Sobrietà, che termine meraviglioso! Credo che molti ne sentano finalmente un estremo bisogno.
Dagli abiti alle borse, dalle scarpe al trucco e alla cura del corpo, Inès ha il suggerimento probo per tutte le situazioni, cene di lavoro e primi appuntamenti compresi; quelle che cercano la soluzione giusta per un invito a cena, ma anche per chi vuole rivoluzionare la sua immagine seguendo un modello ben collaudato.

La parte migliore del libro è quella degli indirizzi utili in città, dove acquistare i capi di abbigliamento della parigina doc o dove scegliere il complemento d’arredo giusto per aggiungere un po’ di french style al vostro appartamento. Perché lo stile parigino si riflette anche nel modo di vivere la vita, nel savoir faire. È per questo che Inès ci suggerisce anche il modo giusto per vivere la città, frequentare librerie o scegliere il ristorante.

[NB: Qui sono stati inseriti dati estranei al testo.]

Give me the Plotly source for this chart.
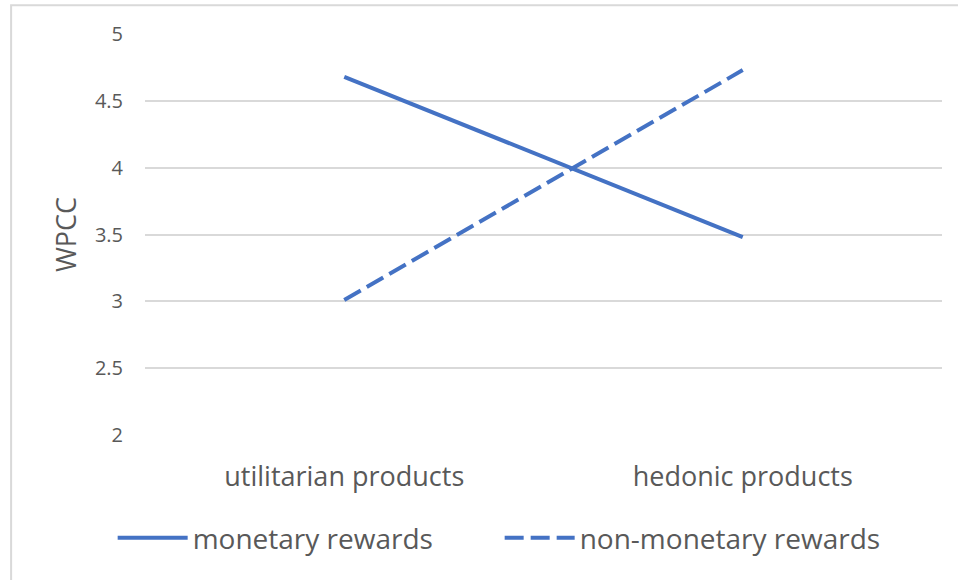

Ora, a me il libro è piaciuto, credo altresì che il suo vero punto di forza, al di là di essere davvero sfizioso e leggero (spesso non dice niente di assolutamente inedito, specie per chi ha coltivato un certo interesse per la letteratura di moda), sia il modo accattivante in cui si propone: è piacevole per chi già sapeva che le spalline del reggiseno in silicone in estate sotto i vestiti smanicati sono semplicemente orrende, ed è fondamentale per chi, povera lei, ha nel cassetto tale oggetto. Spero che con un po’ di vergogna se ne sbarazzi presto.

Credo che sia un testo, non me ne vogliano i veri etici, che in questo momento storico possa anche essere approcciato con un occhio alla crisi e al severo cambiamento epocale che stiamo vivendo.
Inès, infatti, per quasi tutto il libro ci propone di evitare di comprare, o comunque ci invita a comprare poco, less is more. Sono necessari pochi capi nell’armadio, poche borse, e se vogliamo spendere ci guida a Parigi per lo shopping più avveduto e di qualità.
Io ho trovato quella sezione deliziosa, sembra redatta con l’affetto di chi davvero vuole condividere un pezzetto del proprio vissuto.

Certo, non c’è una riflessione sul concetto di chic in sé. Il libro, come dicevo prima, non ha nessuna pretesa: da parte mia gli perdono una certa dose di buonismo, o di distrazione su alcuni dati del corpo femminile che potrebbero far cadere il suo teorema sui must have.

Cara Inès, vorrei dirle con affetto, la giacca da uomo con canotta maschile, scarpe All Star o ballerine, abbinata al mitico jeans bianco cinque tasche non sta bene proprio a tutte, non credo possa essere il “look vincente” sempre e comunque come lo definisce lei per ovvie ragioni di proporzioni, (la giacca da uomo dona a donne con spalle larghe, vita stretta e pochissimi fianchi, così come canotta, ballerine e le All Star, che insieme ai pantaloni chiari hanno il potere di abbassare e allargare drammaticamente ogni essere umano non sufficientemente sottile e slanciato). La perdono perché la credo candida: per nascita, natura e vocazione probabilmente si è trovata raramente a interrogarsi sui fisici di donne diverse da quelle che si muovono nel suo Pantheon di moda e stile. La perdono perché mi piace pensarla lì, ancora un po’ distante da tutto il resto, chic con sette cose nell’armadio e capace, nonostante tutto, di non esserci antipatica, bensì di grande aiuto. Chapeau.